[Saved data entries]

+===+

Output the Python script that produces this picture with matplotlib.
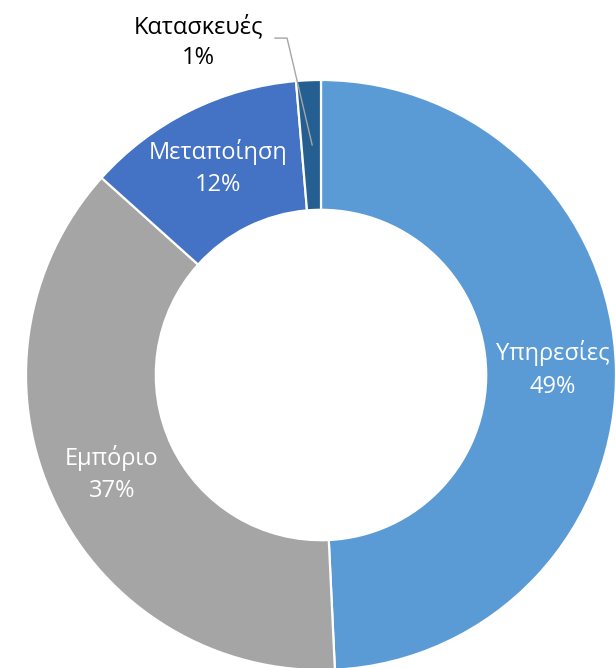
import matplotlib
matplotlib.use("Agg")
import matplotlib.pyplot as plt
import numpy as np

categories = ["Υπηρεσίες", "Εμπόριο", "Μεταποίηση", "Κατασκευές"]
values = [49.25, 37.4, 12.0, 1.35]
pct_labels = ["49%", "37%", "12%", "1%"]
colors = ["#5B9BD5", "#A5A5A5", "#4472C4", "#255E91"]

plt.rcParams['font.family'] = ['Open Sans', 'DejaVu Sans']

W, H = 616, 668
fig = plt.figure(figsize=(W / 100, H / 100), dpi=100)
cx, cy, R = 321, 375, 295
ax = fig.add_axes([(cx - R) / W, (H - cy - R) / H, 2 * R / W, 2 * R / H])

wedges, _ = ax.pie(values, colors=colors, startangle=90, counterclock=False,
                   radius=1.0, wedgeprops=dict(width=0.44, edgecolor='white', linewidth=1.6))
ax.set_xlim(-1, 1)
ax.set_ylim(-1, 1)
ax.set_aspect('equal')
ax.axis('off')

fs = 17
r_lab = 0.785
for i in range(3):
    w = wedges[i]
    mid = np.deg2rad((w.theta1 + w.theta2) / 2)
    x, y = r_lab * np.cos(mid), r_lab * np.sin(mid)
    ax.text(x, y, categories[i] + "\n" + pct_labels[i], ha='center', va='center',
            color='white', fontsize=fs, linespacing=1.45)

# outside label for small slice
ax.text(-0.415, 1.127, categories[3] + "\n" + pct_labels[3], ha='center', va='center',
        color='black', fontsize=fs, linespacing=1.35, clip_on=False)
ax.plot([-0.156, -0.115, -0.03], [1.142, 1.142, 0.78], color='#A6A6A6', lw=1.0,
        clip_on=False)

fig.savefig("out.png", dpi=100)
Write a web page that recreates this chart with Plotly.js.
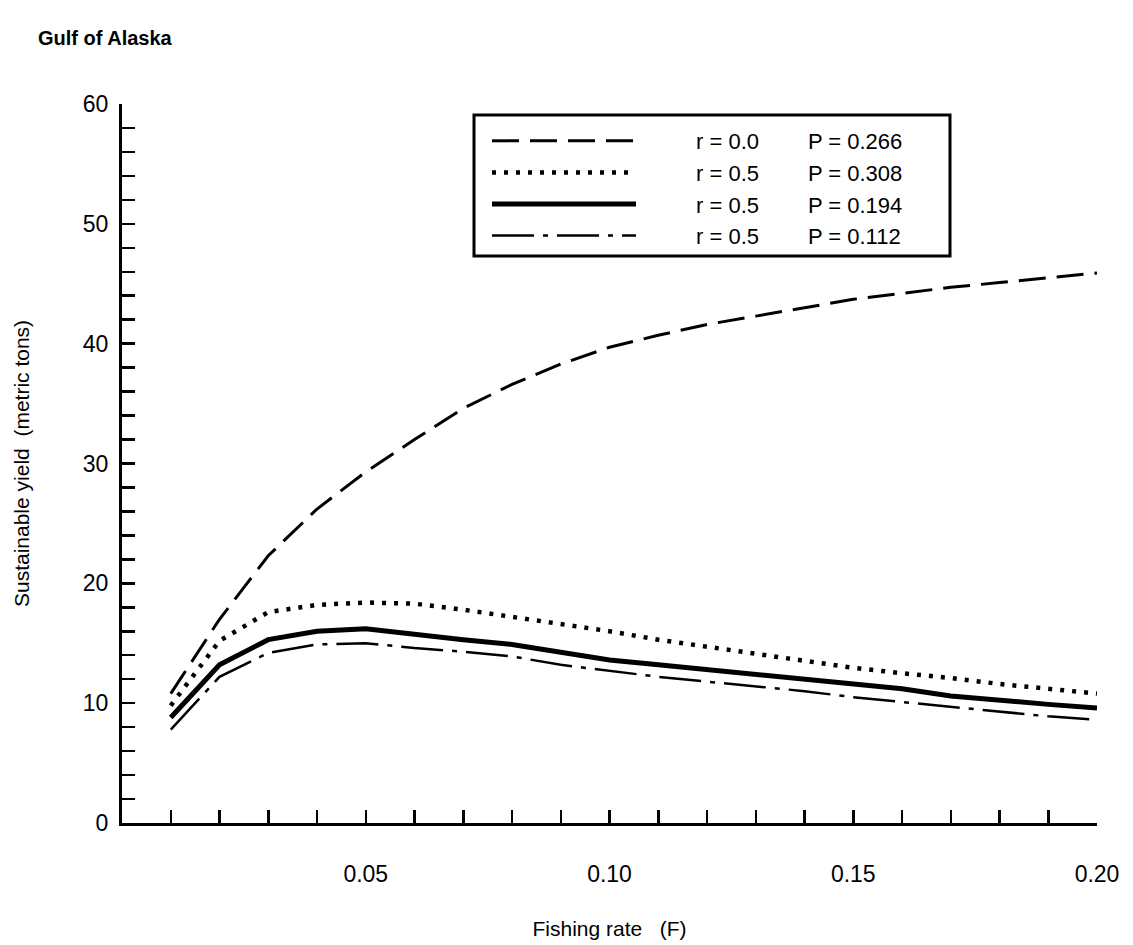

+===+

● **Short task**
Reproduce each record above by retyping it exactly; omit all images.

● **Output of the task**
Output the Python script that produces this picture with matplotlib.
import matplotlib
matplotlib.use("Agg")
import matplotlib.pyplot as plt
import numpy as np

categories = ["Υπηρεσίες", "Εμπόριο", "Μεταποίηση", "Κατασκευές"]
values = [49.25, 37.4, 12.0, 1.35]
pct_labels = ["49%", "37%", "12%", "1%"]
colors = ["#5B9BD5", "#A5A5A5", "#4472C4", "#255E91"]

plt.rcParams['font.family'] = ['Open Sans', 'DejaVu Sans']

W, H = 616, 668
fig = plt.figure(figsize=(W / 100, H / 100), dpi=100)
cx, cy, R = 321, 375, 295
ax = fig.add_axes([(cx - R) / W, (H - cy - R) / H, 2 * R / W, 2 * R / H])

wedges, _ = ax.pie(values, colors=colors, startangle=90, counterclock=False,
                   radius=1.0, wedgeprops=dict(width=0.44, edgecolor='white', linewidth=1.6))
ax.set_xlim(-1, 1)
ax.set_ylim(-1, 1)
ax.set_aspect('equal')
ax.axis('off')

fs = 17
r_lab = 0.785
for i in range(3):
    w = wedges[i]
    mid = np.deg2rad((w.theta1 + w.theta2) / 2)
    x, y = r_lab * np.cos(mid), r_lab * np.sin(mid)
    ax.text(x, y, categories[i] + "\n" + pct_labels[i], ha='center', va='center',
            color='white', fontsize=fs, linespacing=1.45)

# outside label for small slice
ax.text(-0.415, 1.127, categories[3] + "\n" + pct_labels[3], ha='center', va='center',
        color='black', fontsize=fs, linespacing=1.35, clip_on=False)
ax.plot([-0.156, -0.115, -0.03], [1.142, 1.142, 0.78], color='#A6A6A6', lw=1.0,
        clip_on=False)

fig.savefig("out.png", dpi=100)
Write a web page that recreates this chart with Plotly.js.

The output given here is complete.